━━━━━ Data segment ━━━━━

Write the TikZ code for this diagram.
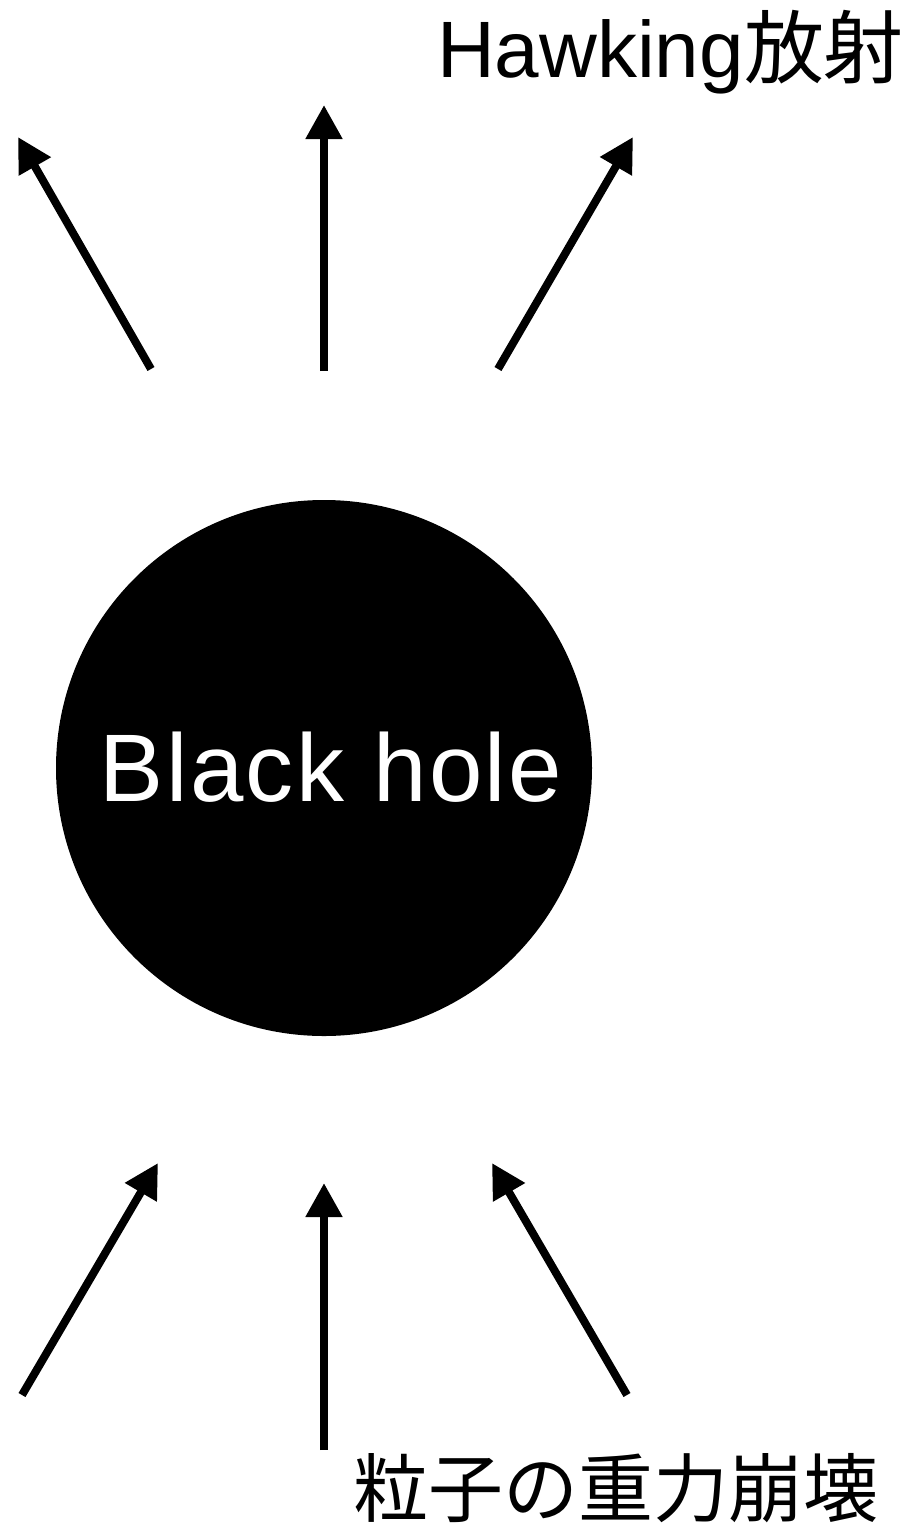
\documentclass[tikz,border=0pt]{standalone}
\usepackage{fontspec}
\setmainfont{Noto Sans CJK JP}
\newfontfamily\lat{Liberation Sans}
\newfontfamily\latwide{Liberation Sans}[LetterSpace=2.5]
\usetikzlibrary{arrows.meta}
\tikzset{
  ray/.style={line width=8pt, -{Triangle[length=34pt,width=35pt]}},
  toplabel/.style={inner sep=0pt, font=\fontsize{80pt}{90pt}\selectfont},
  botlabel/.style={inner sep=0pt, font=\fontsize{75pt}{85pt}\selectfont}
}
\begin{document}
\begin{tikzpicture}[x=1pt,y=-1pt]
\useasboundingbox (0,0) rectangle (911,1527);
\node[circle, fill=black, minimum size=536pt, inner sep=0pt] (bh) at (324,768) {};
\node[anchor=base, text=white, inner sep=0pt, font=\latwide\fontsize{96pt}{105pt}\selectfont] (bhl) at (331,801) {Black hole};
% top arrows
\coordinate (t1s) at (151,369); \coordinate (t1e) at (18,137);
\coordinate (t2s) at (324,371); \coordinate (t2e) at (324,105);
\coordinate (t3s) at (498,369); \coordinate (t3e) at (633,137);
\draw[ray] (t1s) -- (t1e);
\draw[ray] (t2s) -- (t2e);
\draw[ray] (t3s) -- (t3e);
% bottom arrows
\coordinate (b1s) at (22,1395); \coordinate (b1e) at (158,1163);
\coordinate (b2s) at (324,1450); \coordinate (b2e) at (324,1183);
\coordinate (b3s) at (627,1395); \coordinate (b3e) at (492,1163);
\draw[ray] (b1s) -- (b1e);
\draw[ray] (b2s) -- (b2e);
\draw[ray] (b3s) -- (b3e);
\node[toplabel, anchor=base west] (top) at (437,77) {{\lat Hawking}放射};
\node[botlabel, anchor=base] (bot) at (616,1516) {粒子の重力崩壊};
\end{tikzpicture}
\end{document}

━━━━━

*What to work on:*
Retype the whole listing exactly and leave the pictures out.

*Output of the exercise:*
Write the TikZ code for this diagram.
\documentclass[tikz,border=0pt]{standalone}
\usepackage{fontspec}
\setmainfont{Noto Sans CJK JP}
\newfontfamily\lat{Liberation Sans}
\newfontfamily\latwide{Liberation Sans}[LetterSpace=2.5]
\usetikzlibrary{arrows.meta}
\tikzset{
  ray/.style={line width=8pt, -{Triangle[length=34pt,width=35pt]}},
  toplabel/.style={inner sep=0pt, font=\fontsize{80pt}{90pt}\selectfont},
  botlabel/.style={inner sep=0pt, font=\fontsize{75pt}{85pt}\selectfont}
}
\begin{document}
\begin{tikzpicture}[x=1pt,y=-1pt]
\useasboundingbox (0,0) rectangle (911,1527);
\node[circle, fill=black, minimum size=536pt, inner sep=0pt] (bh) at (324,768) {};
\node[anchor=base, text=white, inner sep=0pt, font=\latwide\fontsize{96pt}{105pt}\selectfont] (bhl) at (331,801) {Black hole};
% top arrows
\coordinate (t1s) at (151,369); \coordinate (t1e) at (18,137);
\coordinate (t2s) at (324,371); \coordinate (t2e) at (324,105);
\coordinate (t3s) at (498,369); \coordinate (t3e) at (633,137);
\draw[ray] (t1s) -- (t1e);
\draw[ray] (t2s) -- (t2e);
\draw[ray] (t3s) -- (t3e);
% bottom arrows
\coordinate (b1s) at (22,1395); \coordinate (b1e) at (158,1163);
\coordinate (b2s) at (324,1450); \coordinate (b2e) at (324,1183);
\coordinate (b3s) at (627,1395); \coordinate (b3e) at (492,1163);
\draw[ray] (b1s) -- (b1e);
\draw[ray] (b2s) -- (b2e);
\draw[ray] (b3s) -- (b3e);
\node[toplabel, anchor=base west] (top) at (437,77) {{\lat Hawking}放射};
\node[botlabel, anchor=base] (bot) at (616,1516) {粒子の重力崩壊};
\end{tikzpicture}
\end{document}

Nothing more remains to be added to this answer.